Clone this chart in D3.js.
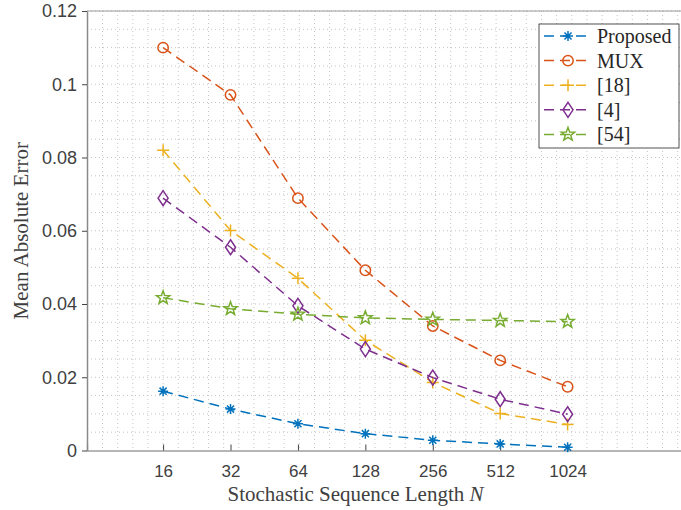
<!DOCTYPE html>
<html>
<head>
<meta charset="utf-8">
<script src="https://cdn.jsdelivr.net/npm/d3@7"></script>
<style>
  body { margin: 0; background: #fff; }
  svg { display: block; }
</style>
</head>
<body>
<div id="chart"></div>
<script>
// data
var lengths = [16, 32, 64, 128, 256, 512, 1024];
var proposed = [0.0162, 0.0113, 0.0073, 0.0046, 0.0028, 0.0018, 0.0009];
var mux      = [0.1100, 0.0971, 0.0689, 0.0492, 0.0340, 0.0246, 0.0174];
var ref18    = [0.0820, 0.0601, 0.0470, 0.0301, 0.0186, 0.0101, 0.0071];
var ref4     = [0.0689, 0.0555, 0.0395, 0.0277, 0.0199, 0.0140, 0.0099];
var ref54    = [0.0417, 0.0387, 0.0372, 0.0362, 0.0358, 0.0355, 0.0352];
var seriesNames = ["Proposed", "MUX", "[18]", "[4]", "[54]"];
var yTicks = [0, 0.02, 0.04, 0.06, 0.08, 0.1, 0.12];

var series = [
  {name: seriesNames[0], values: proposed, color: "#0072BD", marker: "asterisk"},
  {name: seriesNames[1], values: mux,      color: "#D95319", marker: "circle"},
  {name: seriesNames[2], values: ref18,    color: "#EDB120", marker: "plus"},
  {name: seriesNames[3], values: ref4,     color: "#7E2F8E", marker: "diamond"},
  {name: seriesNames[4], values: ref54,    color: "#77AC30", marker: "star"}
];

var W = 681, H = 510;
var margin = {top: 11, right: -14, bottom: 59.5, left: 87};
var width = W - margin.left - margin.right,
    height = H - margin.top - margin.bottom;

var svg = d3.select("#chart").append("svg")
  .attr("width", W).attr("height", H)
  .append("g")
  .attr("transform", `translate(${margin.left},${margin.top})`);

// x is the index of the sequence length (evenly spaced ticks)
var x = d3.scaleLinear().domain([-0.1288, 8.8895]).range([0, width]);
var y = d3.scaleLinear().domain([0, 0.12]).range([height, 0]);

// minor / major grid (dotted)
var xg = [];
for (var k = -6; k <= 36; k++) { var v = 1 + k * 0.2245; if (x(v) > 0.5 && x(v) < width) xg.push(v); }
var yg = d3.range(0.005, 0.1201, 0.005);

svg.append("g").selectAll("line").data(xg).join("line")
  .attr("x1", d => x(d)).attr("x2", d => x(d))
  .attr("y1", 0).attr("y2", height)
  .attr("stroke", "#c4c4c4").attr("stroke-width", 1)
  .attr("stroke-dasharray", "1,3");

svg.append("g").selectAll("line").data(yg).join("line")
  .attr("x1", 0).attr("x2", width)
  .attr("y1", d => y(d)).attr("y2", d => y(d))
  .attr("stroke", "#c4c4c4").attr("stroke-width", 1)
  .attr("stroke-dasharray", "1,3");

// top border
svg.append("line").attr("x1", 0).attr("x2", width).attr("y1", 0).attr("y2", 0)
  .attr("stroke", "#9a9a9a").attr("stroke-width", 1);

// axes
var xAxis = d3.axisBottom(x).tickValues(d3.range(1, 8))
  .tickFormat((d, i) => lengths[i]).tickSize(-6).tickPadding(14);
var gx = svg.append("g").attr("transform", `translate(0,${height})`).call(xAxis);
gx.select(".domain").attr("stroke", "#6e6e6e").attr("stroke-width", 1.2);
gx.selectAll(".tick line").attr("stroke", "#444");
gx.selectAll("text").attr("fill", "#404040")
  .style("font-family", "'Liberation Sans', Arial, sans-serif").style("font-size", "17px");

var yAxis = d3.axisLeft(y).tickValues(yTicks).tickFormat(d => d3.format("")(+d.toFixed(2)))
  .tickSize(5).tickPadding(5).tickSizeOuter(0);
var gy = svg.append("g").call(yAxis);
gy.select(".domain").attr("stroke", "#8a8a8a").attr("stroke-width", 1.5);
gy.selectAll(".tick line").attr("stroke", "#444");
gy.selectAll("text").attr("fill", "#404040")
  .style("font-family", "'Liberation Sans', Arial, sans-serif").style("font-size", "18px");

// axis titles
var serif = "'Liberation Serif', 'Times New Roman', serif";
var xt = svg.append("text")
  .attr("x", 355.5 - margin.left).attr("y", 501 - margin.top)
  .attr("text-anchor", "middle").attr("fill", "#404040")
  .style("font-family", serif).style("font-size", "21px");
xt.append("tspan").text("Stochastic Sequence Length ");
xt.append("tspan").style("font-style", "italic").text("N");

svg.append("text")
  .attr("transform", `translate(${28 - margin.left},${y(0.06)}) rotate(-90)`)
  .attr("text-anchor", "middle").attr("fill", "#404040")
  .style("font-family", serif).style("font-size", "21px")
  .text("Mean Absolute Error");

// marker shapes
function markerPath(type) {
  if (type === "circle") return d3.symbol(d3.symbolCircle, 85)();
  if (type === "plus") return "M-6,0H6M0,-6V6";
  if (type === "diamond") return "M0,-7.5L5,0L0,7.5L-5,0Z";
  if (type === "asterisk") {
    var r = 5, s = r * 0.7071;
    return `M${-r},0H${r}M0,${-r}V${r}M${-s},${-s}L${s},${s}M${-s},${s}L${s},${-s}`;
  }
  if (type === "star") {
    var pts = [];
    for (var i = 0; i < 10; i++) {
      var rr = i % 2 === 0 ? 7 : 2.9;
      var a = -Math.PI / 2 + i * Math.PI / 5;
      pts.push([rr * Math.cos(a), rr * Math.sin(a)]);
    }
    return "M" + pts.map(p => p.join(",")).join("L") + "Z";
  }
}

var line = d3.line().x((d, i) => x(i + 1)).y(d => y(d));

series.forEach(function(s) {
  svg.append("path").datum(s.values)
    .attr("d", line).attr("fill", "none")
    .attr("stroke", s.color).attr("stroke-width", 1.5)
    .attr("stroke-dasharray", "10,6");
  svg.append("g").selectAll("path").data(s.values).join("path")
    .attr("transform", (d, i) => `translate(${x(i + 1)},${y(d)})`)
    .attr("d", markerPath(s.marker))
    .attr("fill", "none").attr("stroke", s.color).attr("stroke-width", 1.5);
});

// legend
var lg = svg.append("g").attr("transform", `translate(${539 - margin.left},${24 - margin.top})`);
lg.append("rect").attr("width", 140).attr("height", 124)
  .attr("fill", "#fff").attr("stroke", "#262626").attr("stroke-width", 0.8);
series.forEach(function(s, i) {
  var cy = 12 + i * 24.6;
  lg.append("line").attr("x1", 4).attr("x2", 53).attr("y1", cy).attr("y2", cy)
    .attr("stroke", s.color).attr("stroke-width", 1.5).attr("stroke-dasharray", "10,6")
    .attr("stroke-dashoffset", -1);
  lg.append("path").attr("transform", `translate(29,${cy})`)
    .attr("d", markerPath(s.marker)).attr("fill", "none")
    .attr("stroke", s.color).attr("stroke-width", 1.5);
  lg.append("text").attr("x", 58).attr("y", cy).attr("dy", "0.35em")
    .attr("fill", "#262626")
    .style("font-family", serif).style("font-size", "20px")
    .text(s.name);
});
</script>
</body>
</html>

Given problem >>
Make an exact copy of the listing above. Do not include the pictures.

Complete answer >>
Clone this chart in D3.js.
<!DOCTYPE html>
<html>
<head>
<meta charset="utf-8">
<script src="https://cdn.jsdelivr.net/npm/d3@7"></script>
<style>
  body { margin: 0; background: #fff; }
  svg { display: block; }
</style>
</head>
<body>
<div id="chart"></div>
<script>
// data
var lengths = [16, 32, 64, 128, 256, 512, 1024];
var proposed = [0.0162, 0.0113, 0.0073, 0.0046, 0.0028, 0.0018, 0.0009];
var mux      = [0.1100, 0.0971, 0.0689, 0.0492, 0.0340, 0.0246, 0.0174];
var ref18    = [0.0820, 0.0601, 0.0470, 0.0301, 0.0186, 0.0101, 0.0071];
var ref4     = [0.0689, 0.0555, 0.0395, 0.0277, 0.0199, 0.0140, 0.0099];
var ref54    = [0.0417, 0.0387, 0.0372, 0.0362, 0.0358, 0.0355, 0.0352];
var seriesNames = ["Proposed", "MUX", "[18]", "[4]", "[54]"];
var yTicks = [0, 0.02, 0.04, 0.06, 0.08, 0.1, 0.12];

var series = [
  {name: seriesNames[0], values: proposed, color: "#0072BD", marker: "asterisk"},
  {name: seriesNames[1], values: mux,      color: "#D95319", marker: "circle"},
  {name: seriesNames[2], values: ref18,    color: "#EDB120", marker: "plus"},
  {name: seriesNames[3], values: ref4,     color: "#7E2F8E", marker: "diamond"},
  {name: seriesNames[4], values: ref54,    color: "#77AC30", marker: "star"}
];

var W = 681, H = 510;
var margin = {top: 11, right: -14, bottom: 59.5, left: 87};
var width = W - margin.left - margin.right,
    height = H - margin.top - margin.bottom;

var svg = d3.select("#chart").append("svg")
  .attr("width", W).attr("height", H)
  .append("g")
  .attr("transform", `translate(${margin.left},${margin.top})`);

// x is the index of the sequence length (evenly spaced ticks)
var x = d3.scaleLinear().domain([-0.1288, 8.8895]).range([0, width]);
var y = d3.scaleLinear().domain([0, 0.12]).range([height, 0]);

// minor / major grid (dotted)
var xg = [];
for (var k = -6; k <= 36; k++) { var v = 1 + k * 0.2245; if (x(v) > 0.5 && x(v) < width) xg.push(v); }
var yg = d3.range(0.005, 0.1201, 0.005);

svg.append("g").selectAll("line").data(xg).join("line")
  .attr("x1", d => x(d)).attr("x2", d => x(d))
  .attr("y1", 0).attr("y2", height)
  .attr("stroke", "#c4c4c4").attr("stroke-width", 1)
  .attr("stroke-dasharray", "1,3");

svg.append("g").selectAll("line").data(yg).join("line")
  .attr("x1", 0).attr("x2", width)
  .attr("y1", d => y(d)).attr("y2", d => y(d))
  .attr("stroke", "#c4c4c4").attr("stroke-width", 1)
  .attr("stroke-dasharray", "1,3");

// top border
svg.append("line").attr("x1", 0).attr("x2", width).attr("y1", 0).attr("y2", 0)
  .attr("stroke", "#9a9a9a").attr("stroke-width", 1);

// axes
var xAxis = d3.axisBottom(x).tickValues(d3.range(1, 8))
  .tickFormat((d, i) => lengths[i]).tickSize(-6).tickPadding(14);
var gx = svg.append("g").attr("transform", `translate(0,${height})`).call(xAxis);
gx.select(".domain").attr("stroke", "#6e6e6e").attr("stroke-width", 1.2);
gx.selectAll(".tick line").attr("stroke", "#444");
gx.selectAll("text").attr("fill", "#404040")
  .style("font-family", "'Liberation Sans', Arial, sans-serif").style("font-size", "17px");

var yAxis = d3.axisLeft(y).tickValues(yTicks).tickFormat(d => d3.format("")(+d.toFixed(2)))
  .tickSize(5).tickPadding(5).tickSizeOuter(0);
var gy = svg.append("g").call(yAxis);
gy.select(".domain").attr("stroke", "#8a8a8a").attr("stroke-width", 1.5);
gy.selectAll(".tick line").attr("stroke", "#444");
gy.selectAll("text").attr("fill", "#404040")
  .style("font-family", "'Liberation Sans', Arial, sans-serif").style("font-size", "18px");

// axis titles
var serif = "'Liberation Serif', 'Times New Roman', serif";
var xt = svg.append("text")
  .attr("x", 355.5 - margin.left).attr("y", 501 - margin.top)
  .attr("text-anchor", "middle").attr("fill", "#404040")
  .style("font-family", serif).style("font-size", "21px");
xt.append("tspan").text("Stochastic Sequence Length ");
xt.append("tspan").style("font-style", "italic").text("N");

svg.append("text")
  .attr("transform", `translate(${28 - margin.left},${y(0.06)}) rotate(-90)`)
  .attr("text-anchor", "middle").attr("fill", "#404040")
  .style("font-family", serif).style("font-size", "21px")
  .text("Mean Absolute Error");

// marker shapes
function markerPath(type) {
  if (type === "circle") return d3.symbol(d3.symbolCircle, 85)();
  if (type === "plus") return "M-6,0H6M0,-6V6";
  if (type === "diamond") return "M0,-7.5L5,0L0,7.5L-5,0Z";
  if (type === "asterisk") {
    var r = 5, s = r * 0.7071;
    return `M${-r},0H${r}M0,${-r}V${r}M${-s},${-s}L${s},${s}M${-s},${s}L${s},${-s}`;
  }
  if (type === "star") {
    var pts = [];
    for (var i = 0; i < 10; i++) {
      var rr = i % 2 === 0 ? 7 : 2.9;
      var a = -Math.PI / 2 + i * Math.PI / 5;
      pts.push([rr * Math.cos(a), rr * Math.sin(a)]);
    }
    return "M" + pts.map(p => p.join(",")).join("L") + "Z";
  }
}

var line = d3.line().x((d, i) => x(i + 1)).y(d => y(d));

series.forEach(function(s) {
  svg.append("path").datum(s.values)
    .attr("d", line).attr("fill", "none")
    .attr("stroke", s.color).attr("stroke-width", 1.5)
    .attr("stroke-dasharray", "10,6");
  svg.append("g").selectAll("path").data(s.values).join("path")
    .attr("transform", (d, i) => `translate(${x(i + 1)},${y(d)})`)
    .attr("d", markerPath(s.marker))
    .attr("fill", "none").attr("stroke", s.color).attr("stroke-width", 1.5);
});

// legend
var lg = svg.append("g").attr("transform", `translate(${539 - margin.left},${24 - margin.top})`);
lg.append("rect").attr("width", 140).attr("height", 124)
  .attr("fill", "#fff").attr("stroke", "#262626").attr("stroke-width", 0.8);
series.forEach(function(s, i) {
  var cy = 12 + i * 24.6;
  lg.append("line").attr("x1", 4).attr("x2", 53).attr("y1", cy).attr("y2", cy)
    .attr("stroke", s.color).attr("stroke-width", 1.5).attr("stroke-dasharray", "10,6")
    .attr("stroke-dashoffset", -1);
  lg.append("path").attr("transform", `translate(29,${cy})`)
    .attr("d", markerPath(s.marker)).attr("fill", "none")
    .attr("stroke", s.color).attr("stroke-width", 1.5);
  lg.append("text").attr("x", 58).attr("y", cy).attr("dy", "0.35em")
    .attr("fill", "#262626")
    .style("font-family", serif).style("font-size", "20px")
    .text(s.name);
});
</script>
</body>
</html>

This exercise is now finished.